Violada pelo tempo, estreitou.
Estreitos também passaram a ser os laços ao não mais policiarem o tom de sua voz depois da primeira garrafa de vinho e deslizarem em eufóricos contágios a descobrir as delicadezas miúdas do cotidiano... Sem que precisasse ser, constantemente, longe.
Cultivava o hábito de ser longe.


                                                                FOTOGRAFIA: GABRIEL DIAS
                                                                               ENSAIO: FRAGMENTOS IRRECUPERÁVEIS
                           



Sempre fui apaixonado por ela. Desde a época em que buscava encontrar qualquer traço a gradaciá-la no espelho, visto que era feia.

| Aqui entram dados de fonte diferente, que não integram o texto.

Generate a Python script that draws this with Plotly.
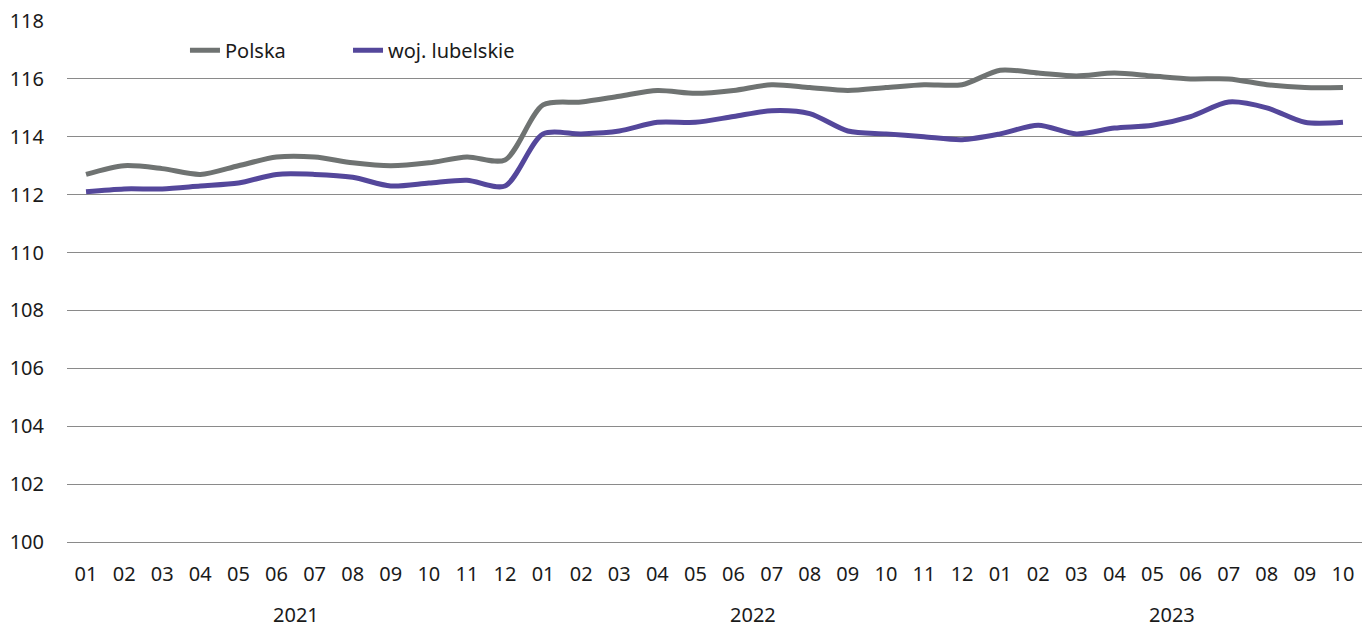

Mal sabia que intermitentemente a observava como uma espécie de olhar indiscreto a roubar qualquer ângulo ainda não desbravado de seu corpo.

Finalmente ao desperdiçar beleza, nascia seu incômodo pela recusa da linha atrevida que invadia seu território e crescia a cada nova vivência.
Exatamente entre os olhos. Seus. Olhos.
Base, protetor solar, base, pó, protetor solar, base...
Se a vida ainda fosse aquela fotografia insistente em retratar todos os instantes daria para ela se proteger com as novas ferramentas tecnológicas.
(...)
Que audácia essa do tempo em se fazer presente justamente quando a leveza a fez perder o relógio.


Foi-se mais um ano no momento em que esqueceu se era ou não cinco-para-o-meio-dia. Confundiu-se nas horas embora ainda não venerasse o tempo. Ao contrário, sentia que ele desgastava a vida, a sua, arbitrariamente e de maneira desigual, a depender do ano.
O último levou, junto com sua esfera facial, aquele instante sutil dos enamorados em que do amor se passa ao desamor sem que eles percebam.
O último levou-lhe parte do corpo.
Ela emagreceu.

E, enfim, ficou mais leve.


    

Mantive-me longe.
Creio ter aprendido cedo demais com ela... Julguei-a impossível ao toque. Quisera eu ter tido um amor mais ameno que me permitisse desrespeitar a imagem construída  pela fresta da minha janela.

O tempo desdenhou de nós.
Ela cresceu.
Eu não.
Acho que issoé envelhecer.




[1]Beckett, Samuel. Waiting for Godot. 1952.